§ Dataset excerpt

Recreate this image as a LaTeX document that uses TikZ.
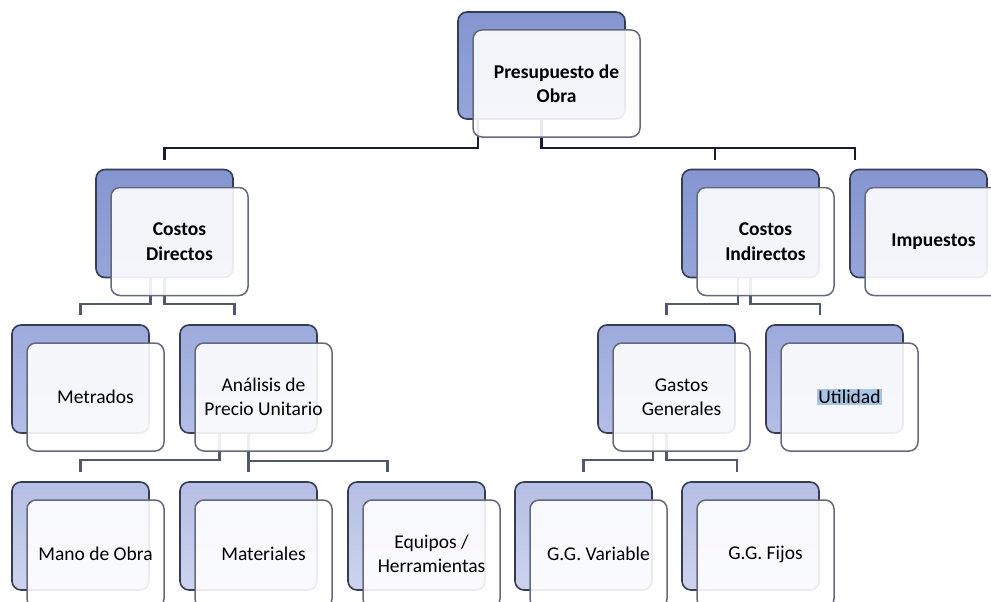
\documentclass[tikz,border=0pt]{standalone}
\usepackage{fontspec}
\setmainfont{Carlito}
\definecolor{backline}{RGB}{55,60,85}
\definecolor{frontline}{RGB}{100,105,125}
\definecolor{connA}{RGB}{24,28,54}
\definecolor{connB}{RGB}{80,88,110}
\definecolor{bA1}{RGB}{132,149,208}
\definecolor{bA2}{RGB}{150,166,218}
\definecolor{bB1}{RGB}{156,170,220}
\definecolor{bB2}{RGB}{180,190,230}
\definecolor{bC1}{RGB}{182,191,228}
\definecolor{bC2}{RGB}{205,211,237}
\definecolor{hl}{RGB}{166,196,228}
\tikzset{
  backbox/.style={draw=backline, line width=1.6pt, rounded corners=9pt,
    minimum width=137pt, minimum height=108pt, inner sep=0pt},
  lvA/.style={backbox, top color=bA1, bottom color=bA2},
  lvB/.style={backbox, top color=bB1, bottom color=bB2},
  lvC/.style={backbox, top color=bC1, bottom color=bC2},
  frontbox/.style={draw=frontline, line width=1.5pt, rounded corners=9pt,
    fill=white, fill opacity=0.9, text opacity=1, text=black,
    minimum width=137pt, minimum height=108pt, inner sep=0pt, align=center,
    font=\fontsize{19.5}{24.5}\selectfont},
  boldbox/.style={frontbox, font=\fontsize{19.5}{24.5}\selectfont\bfseries},
  conn/.style={draw=connB, line width=2.2pt},
  conntop/.style={draw=connA, line width=2.2pt},
}
\begin{document}
\begin{tikzpicture}[x=1pt,y=-1pt]
\useasboundingbox (0,0) rectangle (991,602);
\clip (0,0) rectangle (991,602);
\fill[white] (0,0) rectangle (991,602);
% back boxes
\node[lvA, minimum width=167pt, minimum height=107pt] (b-top) at (541.5,65.5) {};
\node[lvA] (b-cd)  at (164.5,223.5) {};
\node[lvA] (b-ci)  at (750.5,223.5) {};
\node[lvA] (b-imp) at (918.5,223.5) {};
\node[lvB] (b-met) at (80.5,379) {};
\node[lvB] (b-an)  at (248.5,379) {};
\node[lvB] (b-gg)  at (666.5,379) {};
\node[lvB] (b-ut)  at (834.5,379) {};
\node[lvC] (b-mo)  at (80.5,536) {};
\node[lvC] (b-mat) at (248.5,536) {};
\node[lvC] (b-eq)  at (416.5,536) {};
\node[lvC] (b-var) at (583.5,536) {};
\node[lvC] (b-fij) at (750.5,536) {};
% connectors
\draw[conntop] ([xshift=-63.5pt]b-top.south) -- ++(0,28) -| ([yshift=9pt]b-cd.north);
\draw[conntop] (b-top.south) -- ++(0,28) -| ([xshift=-63.5pt,yshift=9pt]b-imp.north);
\draw[conntop] (b-top.south) ++(0,28) -| ([xshift=-35.5pt,yshift=9pt]b-ci.north);
\draw[conn] ([xshift=-14pt]b-cd.south) -- ++(0,26) -| ([yshift=9pt]b-met.north);
\draw[conn] (b-cd.south) -- ++(0,26) -| ([xshift=-14pt,yshift=9pt]b-an.north);
\draw[conn] ([xshift=-29pt]b-an.south) -- ++(0,26) -| ([yshift=9pt]b-mo.north);
\draw[conn] (b-an.south) -- ++(0,27) -| ([xshift=-29pt,yshift=9pt]b-eq.north);
\draw[conn] (b-an.south) -- ([yshift=9pt]b-mat.north);
\draw[conn] ([xshift=-12.5pt]b-ci.south) -- ++(0,26) -| ([yshift=9pt]b-gg.north);
\draw[conn] (b-ci.south) -- ++(0,26) -| ([xshift=-14.5pt,yshift=9pt]b-ut.north);
\draw[conn] ([xshift=-13.5pt]b-gg.south) -- ++(0,26) -| ([yshift=9pt]b-var.north);
\draw[conn] (b-gg.south) -- ++(0,26) -| ([xshift=-13.5pt,yshift=9pt]b-fij.north);
% front boxes
\node[boldbox, minimum width=167pt, minimum height=107pt] (f-top) at (556.5,83.5) {Presupuesto de\\Obra};
\node[boldbox] (f-cd)  at (179.5,241.5) {Costos\\Directos};
\node[boldbox] (f-ci)  at (765.5,241.5) {Costos\\Indirectos};
\node[boldbox] (f-imp) at (933.5,241.5) {Impuestos};
\node[frontbox] (f-met) at (95.5,397) {Metrados};
\node[frontbox] (f-an)  at (263.5,397) {Análisis de\\Precio Unitario};
\node[frontbox] (f-gg)  at (681.5,397) {Gastos\\Generales};
\node[frontbox] (f-ut)  at (849.5,397) {\setlength{\fboxsep}{1pt}\colorbox{hl}{Utilidad}};
\node[frontbox] (f-mo)  at (95.5,554) {Mano de Obra};
\node[frontbox] (f-mat) at (263.5,554) {Materiales};
\node[frontbox] (f-eq)  at (431.5,554) {Equipos /\\Herramientas};
\node[frontbox] (f-var) at (598.5,554) {G.G. Variable};
\node[frontbox] (f-fij) at (765.5,554) {G.G. Fijos};
\end{tikzpicture}
\end{document}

§ Your objective
The material above must be printed exactly, with its pictures left out.

§ Task result
Recreate this image as a LaTeX document that uses TikZ.
\documentclass[tikz,border=0pt]{standalone}
\usepackage{fontspec}
\setmainfont{Carlito}
\definecolor{backline}{RGB}{55,60,85}
\definecolor{frontline}{RGB}{100,105,125}
\definecolor{connA}{RGB}{24,28,54}
\definecolor{connB}{RGB}{80,88,110}
\definecolor{bA1}{RGB}{132,149,208}
\definecolor{bA2}{RGB}{150,166,218}
\definecolor{bB1}{RGB}{156,170,220}
\definecolor{bB2}{RGB}{180,190,230}
\definecolor{bC1}{RGB}{182,191,228}
\definecolor{bC2}{RGB}{205,211,237}
\definecolor{hl}{RGB}{166,196,228}
\tikzset{
  backbox/.style={draw=backline, line width=1.6pt, rounded corners=9pt,
    minimum width=137pt, minimum height=108pt, inner sep=0pt},
  lvA/.style={backbox, top color=bA1, bottom color=bA2},
  lvB/.style={backbox, top color=bB1, bottom color=bB2},
  lvC/.style={backbox, top color=bC1, bottom color=bC2},
  frontbox/.style={draw=frontline, line width=1.5pt, rounded corners=9pt,
    fill=white, fill opacity=0.9, text opacity=1, text=black,
    minimum width=137pt, minimum height=108pt, inner sep=0pt, align=center,
    font=\fontsize{19.5}{24.5}\selectfont},
  boldbox/.style={frontbox, font=\fontsize{19.5}{24.5}\selectfont\bfseries},
  conn/.style={draw=connB, line width=2.2pt},
  conntop/.style={draw=connA, line width=2.2pt},
}
\begin{document}
\begin{tikzpicture}[x=1pt,y=-1pt]
\useasboundingbox (0,0) rectangle (991,602);
\clip (0,0) rectangle (991,602);
\fill[white] (0,0) rectangle (991,602);
% back boxes
\node[lvA, minimum width=167pt, minimum height=107pt] (b-top) at (541.5,65.5) {};
\node[lvA] (b-cd)  at (164.5,223.5) {};
\node[lvA] (b-ci)  at (750.5,223.5) {};
\node[lvA] (b-imp) at (918.5,223.5) {};
\node[lvB] (b-met) at (80.5,379) {};
\node[lvB] (b-an)  at (248.5,379) {};
\node[lvB] (b-gg)  at (666.5,379) {};
\node[lvB] (b-ut)  at (834.5,379) {};
\node[lvC] (b-mo)  at (80.5,536) {};
\node[lvC] (b-mat) at (248.5,536) {};
\node[lvC] (b-eq)  at (416.5,536) {};
\node[lvC] (b-var) at (583.5,536) {};
\node[lvC] (b-fij) at (750.5,536) {};
% connectors
\draw[conntop] ([xshift=-63.5pt]b-top.south) -- ++(0,28) -| ([yshift=9pt]b-cd.north);
\draw[conntop] (b-top.south) -- ++(0,28) -| ([xshift=-63.5pt,yshift=9pt]b-imp.north);
\draw[conntop] (b-top.south) ++(0,28) -| ([xshift=-35.5pt,yshift=9pt]b-ci.north);
\draw[conn] ([xshift=-14pt]b-cd.south) -- ++(0,26) -| ([yshift=9pt]b-met.north);
\draw[conn] (b-cd.south) -- ++(0,26) -| ([xshift=-14pt,yshift=9pt]b-an.north);
\draw[conn] ([xshift=-29pt]b-an.south) -- ++(0,26) -| ([yshift=9pt]b-mo.north);
\draw[conn] (b-an.south) -- ++(0,27) -| ([xshift=-29pt,yshift=9pt]b-eq.north);
\draw[conn] (b-an.south) -- ([yshift=9pt]b-mat.north);
\draw[conn] ([xshift=-12.5pt]b-ci.south) -- ++(0,26) -| ([yshift=9pt]b-gg.north);
\draw[conn] (b-ci.south) -- ++(0,26) -| ([xshift=-14.5pt,yshift=9pt]b-ut.north);
\draw[conn] ([xshift=-13.5pt]b-gg.south) -- ++(0,26) -| ([yshift=9pt]b-var.north);
\draw[conn] (b-gg.south) -- ++(0,26) -| ([xshift=-13.5pt,yshift=9pt]b-fij.north);
% front boxes
\node[boldbox, minimum width=167pt, minimum height=107pt] (f-top) at (556.5,83.5) {Presupuesto de\\Obra};
\node[boldbox] (f-cd)  at (179.5,241.5) {Costos\\Directos};
\node[boldbox] (f-ci)  at (765.5,241.5) {Costos\\Indirectos};
\node[boldbox] (f-imp) at (933.5,241.5) {Impuestos};
\node[frontbox] (f-met) at (95.5,397) {Metrados};
\node[frontbox] (f-an)  at (263.5,397) {Análisis de\\Precio Unitario};
\node[frontbox] (f-gg)  at (681.5,397) {Gastos\\Generales};
\node[frontbox] (f-ut)  at (849.5,397) {\setlength{\fboxsep}{1pt}\colorbox{hl}{Utilidad}};
\node[frontbox] (f-mo)  at (95.5,554) {Mano de Obra};
\node[frontbox] (f-mat) at (263.5,554) {Materiales};
\node[frontbox] (f-eq)  at (431.5,554) {Equipos /\\Herramientas};
\node[frontbox] (f-var) at (598.5,554) {G.G. Variable};
\node[frontbox] (f-fij) at (765.5,554) {G.G. Fijos};
\end{tikzpicture}
\end{document}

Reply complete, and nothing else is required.